Even after revenue sharing, the report continues, nine teams finished the year in the red – the Atlanta Hawks, Brooklyn Nets, Cleveland Cavaliers, Detroit Pistons, Memphis Grizzlies, Milwaukee Bucks, Orlando Magic, San Antonio Spurs and Washington Wizards. Even succesful, well-run teams, highlighted by the Cavs and Spurs (you can scratch out the ‘well-run’ part for the Cavs, but they do have LeBron) are finishing with losses.

No, this doesn’t mean the NBA is on the verge of economic collapse. It does, however, have a startling revenue gap that could manifest into a problem.

The gap is best explained in the report by comparing teams at the opposite ends of the spectrum – the profitable Los Angeles Lakers and Golden State Warriors vs the Pistons and Nets. After revenue sharing, the Lakers and Warriors reported profits of $115.4M and $91.9M respectively. The Pistons and Nets, meanwhile, had losses of $45.1M and $44.3M, a difference of over $125M.

 

You can check more into Windy and Lowe’s piece, which delves into how the revenue gap came to be and what the league’s response to it will be HERE.

It’s pretty shocking to hear these numbers, especially because of the much publicized $24 Billion TV deal the league signed in 2016. With all that money, how on earth could there be this huge of a revenue gap? Better yet, how are teams like the Knicks and Lakers still so much more profitable than smaller market franchises, like the Spurs and Cavs?

New York has been devoid of consistent playoff basketball for the entirety of the 21st century and was a particularly beautiful disaster last season under the mis-management of former GM Phil Jackson (public beefs with star players, only 32 wins, a twitter-porn-loving assistant coach, etc etc).
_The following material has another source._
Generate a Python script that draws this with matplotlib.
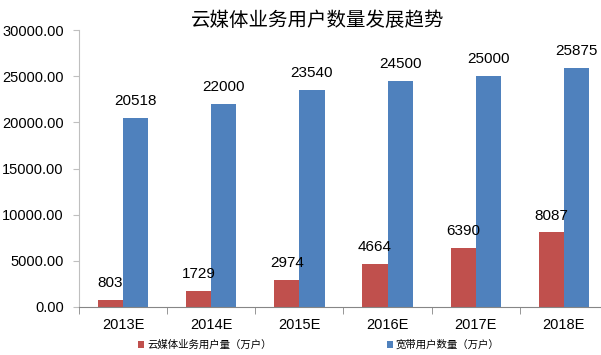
import matplotlib
matplotlib.use("Agg")
import matplotlib.pyplot as plt
import numpy as np

plt.rcParams['font.family'] = ['Liberation Sans', 'Noto Sans CJK SC', 'DejaVu Sans']

categories = ["2013E", "2014E", "2015E", "2016E", "2017E", "2018E"]
cloud_users = [803, 1729, 2974, 4664, 6390, 8087]
broadband_users = [20518, 22000, 23540, 24500, 25000, 25875]
series_names = ["云媒体业务用户量（万户）", "宽带用户数量（万户）"]
title = "云媒体业务用户数量发展趋势"

red = "#C0504D"
blue = "#4F81BD"

fig = plt.figure(figsize=(6.01, 3.55), dpi=100)
ax = fig.add_axes([79/601, 1 - 307/355, 529/601, 277/355])

x = np.arange(len(categories))
w = 0.285
b1 = ax.bar(x - w/2, cloud_users, w, color=red, label=series_names[0])
b2 = ax.bar(x + w/2, broadband_users, w, color=blue, label=series_names[1])

for rect, v in zip(b1, cloud_users):
    ax.annotate(str(v), (rect.get_x() + rect.get_width()/2, v), xytext=(0, 7),
                textcoords="offset points", ha="center", va="bottom", fontsize=11)
for rect, v in zip(b2, broadband_users):
    ax.annotate(str(v), (rect.get_x() + rect.get_width()/2, v), xytext=(0, 7),
                textcoords="offset points", ha="center", va="bottom", fontsize=11)

ax.set_xlim(-0.5, len(categories) - 0.5)
ax.set_ylim(0, 30000)
ax.set_yticks(np.arange(0, 30001, 5000))
ax.set_yticklabels([f"{v:.2f}" for v in np.arange(0, 30001, 5000)], fontsize=10.5)
ax.set_xticks(x)
ax.set_xticklabels(categories, fontsize=10.5)
ax.set_xticks(np.arange(-0.5, len(categories)), minor=True)
ax.tick_params(axis="x", which="major", length=0, pad=8)
ax.tick_params(axis="x", which="minor", length=5, color="#868686", direction="out")
ax.tick_params(axis="y", length=4, color="#BFBFBF", pad=7)

for s in ["top", "right"]:
    ax.spines[s].set_visible(False)
ax.spines["left"].set_color("#BFBFBF")
ax.spines["bottom"].set_color("#868686")

fig.text(318/601, 1 - 20/355, title, ha="center", va="center", fontsize=14,
         family=['Noto Sans CJK SC', 'DejaVu Sans'])

fig.legend(handles=[b1, b2], loc="center", bbox_to_anchor=(319/601, 1 - 345/355),
           ncol=2, frameon=False, fontsize=7.5, handlelength=0.6, handleheight=0.6,
           columnspacing=11, handletextpad=0.3,
           prop={'family': ['Noto Sans CJK SC', 'DejaVu Sans'], 'size': 7.5})

fig.savefig("out.png", dpi=100)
Los Angeles just saw the worst two seasons of Lakers basketball ever.

The Spurs, meanwhile, have not missed the Playoffs since 1997 and the Cavs have the best player in the world, maybe of all time.

They both finished in the red.

That leads me to believe the system might need to be tweaked.

Owners will try to make those adjustments at the annual Board of Governors meetings on September 27-28 in New York. Listen, teams in major markets with massive fanbases are always going to make more money than small market teams, it’s basic economics and there really isn’t anything wrong with it. But when nearly half the league is losing money? That’s not sustainable.

Obviously I’m not an expert on revenue sharing or the NBA salary cap and won’t pretend to act like one, revenue and the cap are both determined through wildly complex formula’s and language that I simply cannot grasp. In fact, I’m not entirely sure anyone can. With that in mind, it’s possible that the league addresses the problem by giving relief to teams getting pounded by the luxury tax, as well as some alterations to the revenue sharing process.

The luxury tax got a bit sticky last season, as teams prepared for a projected salary cap of $122M. The problem? The cap only rose to $99M this season and a small bump to $102M next year. In other words, a lot of teams spent a lot of money that they couldn’t actually spend.

As the report says though, people in the league are looking to tweak the system, not blow it up, so don’t expect to see any drastic, NBA-altering decisions coming out of next weeks meeting.